No dia 24, ele disse que a não-aprovação da ajuda mergulharia o país em "uma longa e dolorosa recessão"; no dia 26, que não havia desacordos sobre a necessidade de se fazer algo para evitar maiores danos à economia; e no dia 29, horas antes da primeira votação na Câmara, que a aprovação do pacote deveria ser difícil.
Já o presidente do Federal Reserve (Fed, o BC americano), Ben Bernanke,
foi ao Congresso tentar convencer os legisladores da necessidade do pacote.
Bernanke, que foi chefe dos conselheiros econômicos da Casa Branca e é especialista na Grande Depressão de 1929, pintou um cenário preocupante, principalmente em período de campanha para eleições legislativas: "Acredito que se os mercados de crédito não estiverem funcionando, empregos serão perdidos, nossa taxa de crédito vai aumentar, mais despejos vão ocorrer, o PIB [Produto Interno Bruto] vai contrair e a economia não vai conseguir se recuperar de um modo normal, saudável", disse.
Ontem, durante encontro com dirigentes de pequenas e médias empresas, Bush afirmou que o financiamento para os pequenos negócios está praticamente congelado e que era necessário que a Câmara aprovasse o pacote de resgate econômico.
"O crédito está congelado. As pessoas não estão conseguindo empréstimos de bancos e os bancos não estão emprestando para as médias e pequenas empresas. Isso significa que os empregos das pessoas estão em risco", disse.
... e por aqui...
Apesar de aprovação do pacote, dólar fecha a R$ 2,04, na maior taxa em 13 meses; Bovespa despenca 3,94%

Teve efeito reduzido
a aprovação do pacote anticrise na Câmara dos EUA. A Bovespa (Bolsa de Valores de São Paulo) retrai com força, enquanto o câmbio voltou a subir, batendo suas maiores taxas em 13 meses.

O dólar comercial foi negociado a R$ 2,046 na venda --em alta de 1,13%-- nas últimas operações desta sexta-feira. Trata-se da maior cotação desde 16 de agosto de 2007. Nas casas de câmbio paulistas, o dólar turismo foi cotado a R$ 2,160, em declínio de 0,46%.
O
Ibovespa, principal índice de ações da Bolsa paulista, despenca 3,94% e desce para os 44.325 pontos. O giro financeiro é de R$ 4,6 bilhões.

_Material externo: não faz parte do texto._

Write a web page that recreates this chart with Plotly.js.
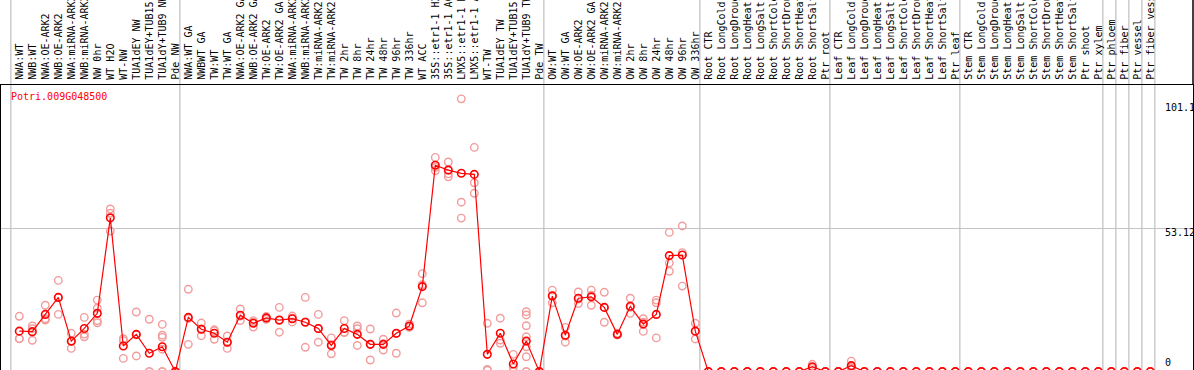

Pacote será usado de forma responsável, disse o presidente dos EUA, George W. Bush
O mercado operou com relativo otimismo horas antes da votação do pacote anticrise na Câmara dos EUA. A Bolsa de Valores registrou ganhos enquanto o dólar quase caiu abaixo de R$ 2: o preço da moeda americana oscilou entre a máxima de R$ 2,078 e a mínima de R$ 1,990 hoje.
Contados os votos dos deputados americanos, e com o plano encaminhado para sanção presidencial, houve uma "mudança de tom" no ambiente de negócios. E a economia real voltou a influenciar as decisões dos agentes financeiros, mantendo em nível alto a aversão ao risco e a cautela nos negócios.
"As coisas pioraram muito desde os eventos da semana passada", constata Gustav Penna Dorski, economista-chefe da Geração Futuro.
A demanda por bens industriais caiu, enquanto o mercado de trabalho deteriorou: vagas de trabalho foram destruídas em ritmo acima do esperado, enquanto a demanda pelo seguro social (o auxílio-desemprego) acelerou.
Juros futuros
O mercado futuro de juros, que serve de referência para as tesourarias dos bancos, não mostrou tendência única nas taxas projetadas para 2009, 2010 e 2011.
No contrato com vencimento em janeiro de 2009, a taxa projetada foi mantida em 14% ao ano; no vencimento de janeiro de 2010, a taxa projetada cedeu de 14,54% para 14,49%; e no vencimento de janeiro de 2011, a taxa prevista foi conservada em 14,44%.
A Fipe (Fundação Instituto de Pesquisas Econômicas) apontou que a inflação medida pelo IPC (Índice de Preços ao Consumidor) encerrou o mês de setembro com alta de 0,38%, mesmo índice registrado no fim de agosto.